I am lucky to have lived largely in a remote rural area. I am also lucky to have lived in Scotland’s cities. I know the benefits and issues that accompany each. It’s a discussion Alice and I had as we returned from Fort William; neither is worth more than the other. Compromise comes with both.  

The Parliament was hugely important for sharing innovative solutions to key issues and for discussing rural policies and support needed. However, conversation often held undertones of an imagined hostility built into the identity of the other, and at points felt like a discursive showdown: rural vs. urban. Who sacrifices more for where they live?  

We should be cautious when embedding these categories in our identities, that it does not also create rivalry or competition against the other. It can mean that ideas, innovation and solutions that could share the weight of a problem are withheld, and development is hindered.

We learnt from many new perspectives at the Parliament, many beneficial to our work and own lives in Glasgow. We also heard ‘rural-specific’ issues being discussed that we knew to be more broadly experienced, or ones where urban solutions could help in rural circumstances. 

Policy, funding and attention that is specific to rural Scotland is absolutely vital for communities to thrive in these areas, and events like the Parliament are important for sharing ideas towards that. I do not argue otherwise.  

However, we need diversity in these discussions, with views from across the spectrum to prevent groupthink. The language we use can, without caution and care, create an in-group (great! a community of people with shared experiences!) and an out-group (people who are not like ‘us’, and in fact may be competition).

This rhetoric is harmful to progress and creates battle in a landscape where we need cohesion and cooperation.

How do we change this?
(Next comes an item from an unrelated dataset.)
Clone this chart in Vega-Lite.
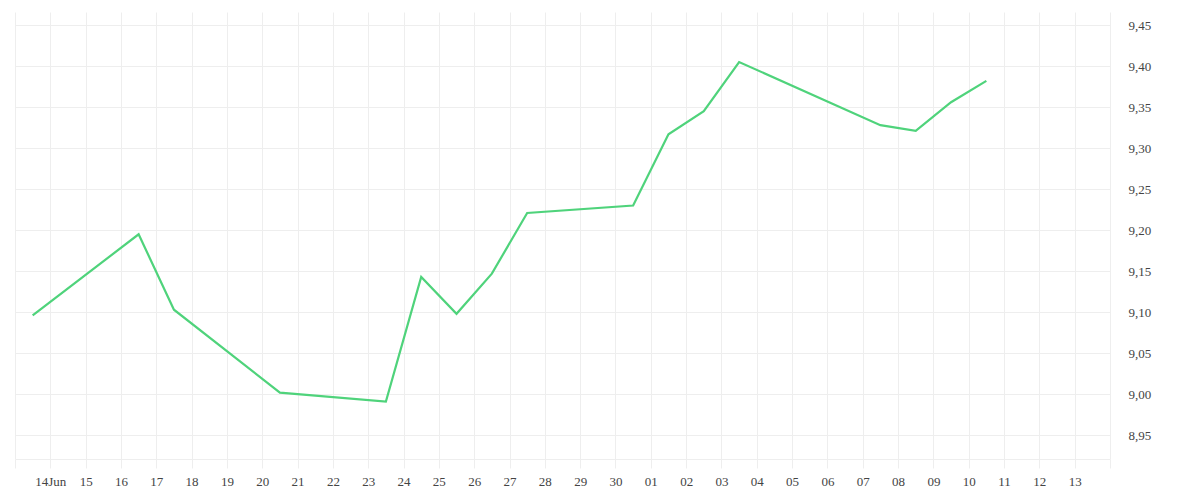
{
  "$schema": "https://vega.github.io/schema/vega-lite/v6.json",
  "width": 1095,
  "height": 447,
  "autosize": "none",
  "padding": {"left": 15, "top": 12, "right": 90, "bottom": 41},
  "background": "white",
  "config": {
    "view": {"stroke": null},
    "font": "Liberation Serif",
    "axis": {
      "labelFont": "Liberation Serif",
      "labelFontSize": 13,
      "labelColor": "#444444",
      "gridColor": "#eeeeee",
      "gridWidth": 1,
      "title": null
    }
  },
  "data": {
    "values": [
      {"date": "2024-06-13T12:00:00", "price": 9.096},
      {"date": "2024-06-16T12:00:00", "price": 9.195},
      {"date": "2024-06-17T12:00:00", "price": 9.103},
      {"date": "2024-06-20T12:00:00", "price": 9.002},
      {"date": "2024-06-23T12:00:00", "price": 8.991},
      {"date": "2024-06-24T12:00:00", "price": 9.143},
      {"date": "2024-06-25T12:00:00", "price": 9.098},
      {"date": "2024-06-26T12:00:00", "price": 9.147},
      {"date": "2024-06-27T12:00:00", "price": 9.221},
      {"date": "2024-06-30T12:00:00", "price": 9.230},
      {"date": "2024-07-01T12:00:00", "price": 9.317},
      {"date": "2024-07-02T12:00:00", "price": 9.345},
      {"date": "2024-07-03T12:00:00", "price": 9.405},
      {"date": "2024-07-07T12:00:00", "price": 9.328},
      {"date": "2024-07-08T12:00:00", "price": 9.321},
      {"date": "2024-07-09T12:00:00", "price": 9.356},
      {"date": "2024-07-10T12:00:00", "price": 9.382}
    ]
  },
  "mark": {"type": "line", "color": "#4fd37b", "strokeWidth": 2.2, "interpolate": "linear"},
  "encoding": {
    "x": {
      "field": "date",
      "type": "temporal",
      "scale": {
        "domain": [
          {"year": 2024, "month": 6, "date": 13},
          {"year": 2024, "month": 7, "date": 14}
        ],
        "nice": false
      },
      "axis": {
        "tickCount": {"interval": "day", "step": 1},
        "grid": true,
        "domainColor": "#eeeeee",
        "tickColor": "#eeeeee",
        "tickSize": 9,
        "labelPadding": 7,
        "labelFlush": false,
        "labelOverlap": false,
        "labelExpr": "(month(datum.value) == 5 && date(datum.value) == 13) || (month(datum.value) == 6 && date(datum.value) == 14) ? '' : (month(datum.value) == 5 && date(datum.value) == 14 ? '14Jun' : timeFormat(datum.value, '%d'))"
      }
    },
    "y": {
      "field": "price",
      "type": "quantitative",
      "scale": {"domain": [8.921, 9.466], "nice": false, "zero": false},
      "axis": {
        "orient": "right",
        "values": [8.95, 9.0, 9.05, 9.1, 9.15, 9.2, 9.25, 9.3, 9.35, 9.4, 9.45],
        "grid": true,
        "domain": false,
        "ticks": false,
        "labelPadding": 18,
        "labelAlign": "left",
        "labelExpr": "replace(format(datum.value, '.2f'), '.', ',')"
      }
    }
  }
}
By making the distinction less black-and-white in discourse. Rural issues are diverse and many will mirror urban ones, and discussion that centres ‘rural’ as a homogenous group competing with ‘urban’ does nothing to bridge the gap in knowledge and solutions between the two.  

* From the Scottish Government’s Urban Rural Classification in Rural Scotland Key Facts 2021. 

Rural Scotland is defined as any settlement with a population below 3,000. We can further distinguish between accessible rural, for those within a 30-minute drive of the nearest settlement of 10,000+ people, and remote rural, for whom the drive is longer.  

 98% of Scotland’s land is rural (remote: 70%, accessible: 28%), and 17% of the population (remote: 6%, accessible: 11%).